Heading into the writing zone a little late tonight -- had to check out the Galerie d'Apollon, where I'm staging the fnal fight scene. The Baroque ceiling features "Apollo Vanquishing the Python"
by Eugene Delacroix (1851), an amazing, radical painting for its time. Delacroix knew how to rock, but even better, Apollo knew how to shoot, and there's a female dragon contained in the piece guarding the treasure on Mount Parnassus (can you say, Kuei-fei?) Ties up the fight scene like Eugene painted the damn thing for me, knowing I was writing this book.
Reader mail bag offerings
: Amanda got an "A" on her S.L. Viehl report. Christa is writing hers now and promises to let me know how it goes. A self-proclaimed "sexually conservative" man wants to know if I've written about sex in my other books, so he won't buy them. Another man cried after reading the end of Shockball (how are they getting these copies so early? the author wonders). Two people want to know why I didn't show at WorldCon -- ha, like I'll ever go to a SF con. When Hades offers ice skating, maybe. Two of my quilter pals are throwing in donation quilts for the New York project.
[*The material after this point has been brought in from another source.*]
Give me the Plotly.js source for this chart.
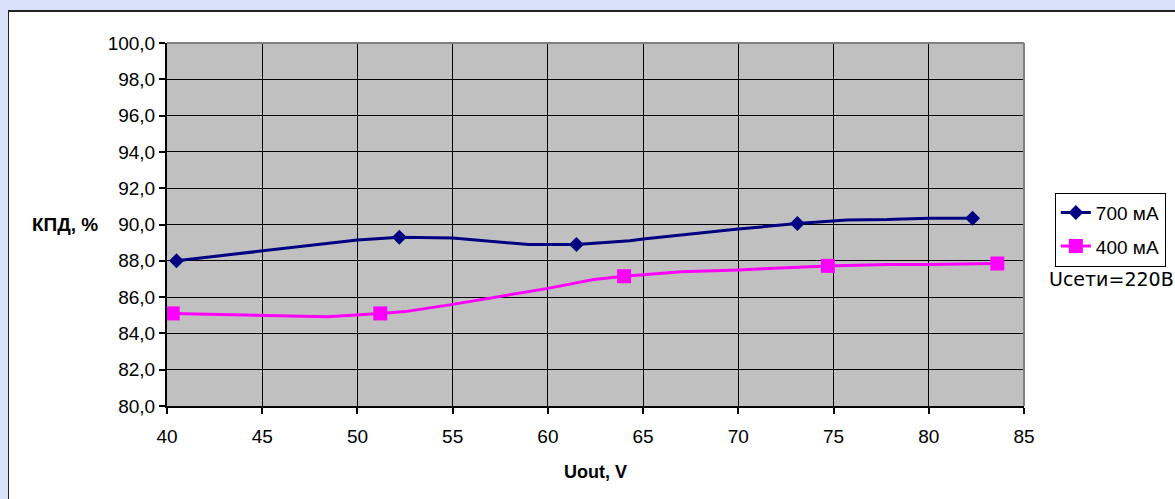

Couple more commenting on Reparations, nobody expected the plot twist. (laugh)
Nailed 'em again.
Chinese woman got past customs, knife wound sutured and bandaged, dead man dealt with, made dinner for the kids (would be nice if they'd both eat the same kinds of food) indulged in a little watermelon, now sipping tea and feeling smug for resisting all the Halloween packs of M&Ms the kids brought home. I
control the chocolate, the chocolate doesn't control me
Also did a bit of research, and found the perfect object d'art in the Louvre to park my assassin and his employer in front of so they can have their second conversation. The Torso of Miletus -- basement room 3 -- Greek Antiquities. Nothing like a headless, armless, legless, castrated sculpture to drive home the point of what will happen to the assassin if he fails again. And Rilke actually wrote a sonnet to it! In 1908, while he was secretary to Auguste Rodin. Tres cool sonnet, too. I'm quoting some lines from it -- the change the way you live your life
has a nice, grim resonance.
Today I have to smuggle a Chinese woman into France, suture a nasty knife wound to the biceps, and kill a man in a crowded restaurant but hide his body so it won't be discovered for several hours. Cutting his throat is out -- too much blood -- so I'll have to have him strangled.
And you though the life of a writer was dull.